Stepping inside the Art Deco shopfront-style home of Carla and Ben Karsakis, one might assume it was a restoration of an original period building.
In truth, the home - nestled at the back of a subdivided block in Bedford - is actually a new build, a cleverly designed and compact reproduction of a vintage house.
The perceived authenticity is a testament to the couple's creative vision, meticulous attention to detail and persistent sourcing of materials.
As building designers, the pair wanted a unique look that struck the right balance between modern and retro, with interesting details peppered throughout. Many of the fittings in the three-bedroom, two-bathroom home were the fruit of salvage-yard rummages or resourceful online searches.
Mrs Karsakis said sustainability was a key focus in the creation of the home, with the use of second-hand, recycled, up-cycled and antique materials, furniture and fittings not only adding to the home's character but saving them money.
"The home is newly built but with old and recycled materials," Mrs Karsakis said. "Which we wanted to use as much as possible.
"We designed the home around the doors and windows, which were also recycled, and kept it small but open by removing wasted space like hallways and a garage. It is only 140sqm inside, but it feels really big."
Bedroom doors came from Aranmore Primary School; timber was recovered from the block's old shed; the ceiling beam was part of Toodyay Bridge and found at a yard; the stainless-steel sink, benchtops and pressed tin came from a former restaurant; kitchen pendant lights came from New York and the front leadlight doors were rescued from a demolished home in Shenton Park.
Vintage newspapers, including copies of The West Australian from the 1950s, were found under linoleum in the front house and transformed into wallpaper for the ensuite. It cost just $300 for a professional application but created a distinct and dynamic feature.
Amazingly, the kitchen cost $5000 in total, including the stainless-steel range hood and stove, with savings made from the recycled restaurant fixtures.
The island bench's timber base was made from the demolished shed; Mr Karsakis built the frame and had a cabinet-maker complete the job. The couple also saved money by polishing the concrete floor themselves, achieving a "rustic warehouse look" that set the tone for the rest of the living area.
Three different seating options - a Chesterfield, a retro-style blue velvet sofa and two red leather armchairs - furnish the lounge area while leftover floorboards were used to create floating shelves on one wall, filled with travel souvenirs, collected items, books, and vintage bits and pieces.
Two large industrial-style fans were oriented to flow through the open-plan area.
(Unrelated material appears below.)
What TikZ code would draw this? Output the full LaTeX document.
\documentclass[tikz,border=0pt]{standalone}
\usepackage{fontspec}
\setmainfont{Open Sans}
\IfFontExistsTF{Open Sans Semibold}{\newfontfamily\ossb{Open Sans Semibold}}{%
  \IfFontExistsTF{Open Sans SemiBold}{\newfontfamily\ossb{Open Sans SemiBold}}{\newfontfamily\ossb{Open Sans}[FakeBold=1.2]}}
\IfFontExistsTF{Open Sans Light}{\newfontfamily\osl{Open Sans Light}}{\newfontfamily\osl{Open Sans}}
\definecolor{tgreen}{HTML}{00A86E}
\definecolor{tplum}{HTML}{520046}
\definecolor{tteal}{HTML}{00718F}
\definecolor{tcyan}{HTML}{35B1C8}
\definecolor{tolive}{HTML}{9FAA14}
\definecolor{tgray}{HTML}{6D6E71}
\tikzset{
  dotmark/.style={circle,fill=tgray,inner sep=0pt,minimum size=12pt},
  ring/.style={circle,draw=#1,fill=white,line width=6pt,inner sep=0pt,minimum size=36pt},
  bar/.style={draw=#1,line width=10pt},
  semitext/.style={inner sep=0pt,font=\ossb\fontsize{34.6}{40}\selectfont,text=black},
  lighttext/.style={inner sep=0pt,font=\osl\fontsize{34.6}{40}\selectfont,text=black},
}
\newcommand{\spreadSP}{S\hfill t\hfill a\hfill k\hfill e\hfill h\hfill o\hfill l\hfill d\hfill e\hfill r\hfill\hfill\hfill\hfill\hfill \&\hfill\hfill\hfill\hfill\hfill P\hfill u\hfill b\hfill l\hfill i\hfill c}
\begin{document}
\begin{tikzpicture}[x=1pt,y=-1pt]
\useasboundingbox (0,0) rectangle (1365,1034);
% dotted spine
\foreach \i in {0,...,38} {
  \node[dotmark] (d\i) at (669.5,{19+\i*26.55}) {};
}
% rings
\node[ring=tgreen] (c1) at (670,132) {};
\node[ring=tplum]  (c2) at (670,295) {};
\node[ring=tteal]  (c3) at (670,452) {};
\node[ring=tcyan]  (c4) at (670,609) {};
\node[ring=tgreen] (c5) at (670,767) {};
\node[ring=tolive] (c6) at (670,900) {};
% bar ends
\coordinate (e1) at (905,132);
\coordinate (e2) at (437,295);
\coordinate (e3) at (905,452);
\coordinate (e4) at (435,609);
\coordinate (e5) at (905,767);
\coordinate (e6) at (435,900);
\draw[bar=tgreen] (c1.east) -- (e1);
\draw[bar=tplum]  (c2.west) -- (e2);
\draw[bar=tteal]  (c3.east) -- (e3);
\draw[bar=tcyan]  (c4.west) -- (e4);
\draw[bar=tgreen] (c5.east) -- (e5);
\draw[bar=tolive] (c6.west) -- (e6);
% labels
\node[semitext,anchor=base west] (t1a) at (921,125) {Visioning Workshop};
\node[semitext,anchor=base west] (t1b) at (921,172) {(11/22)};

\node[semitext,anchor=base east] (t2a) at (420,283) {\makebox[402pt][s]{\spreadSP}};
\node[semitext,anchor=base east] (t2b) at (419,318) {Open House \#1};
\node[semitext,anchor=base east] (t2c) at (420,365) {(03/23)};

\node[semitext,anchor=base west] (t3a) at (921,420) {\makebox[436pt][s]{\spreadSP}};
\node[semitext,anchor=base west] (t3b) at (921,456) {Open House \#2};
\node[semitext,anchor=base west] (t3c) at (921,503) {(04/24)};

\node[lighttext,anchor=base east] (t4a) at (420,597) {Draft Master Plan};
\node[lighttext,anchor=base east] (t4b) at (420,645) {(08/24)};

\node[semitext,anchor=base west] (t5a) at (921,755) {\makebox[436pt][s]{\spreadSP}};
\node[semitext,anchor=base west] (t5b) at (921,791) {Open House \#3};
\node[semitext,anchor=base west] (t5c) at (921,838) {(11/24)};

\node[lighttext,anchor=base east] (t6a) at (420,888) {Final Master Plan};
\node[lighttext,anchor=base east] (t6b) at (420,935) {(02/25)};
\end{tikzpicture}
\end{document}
"We don't have air-conditioning, so we installed industrial fans which add to the warehouse look," Ms Karsakis said.
"The house got an 8.5-star energy rating but double-glazed windows would add more. We would also like to add a solar pergola and a productive garden. There is a solar heat pump and greywater recycling system. These features are sustainable and save a lot of money on bills."
Although sustainability and keeping costs down were key priorities, creativity and visual style are the shining stars. An outdoor mural replicating a vintage Vogue cover - painted by Mrs Karsakis - is the best evidence of this, making a fitting first impression for a truly unique home."We wanted to save money but do something different," Ms Karsakis said of the home, which even prompted the couple to launch their own business, Etica Studio, to provide others with that service. "We want to show people in Perth they don't need a massive five-by- three home; you can have something unique and still affordable."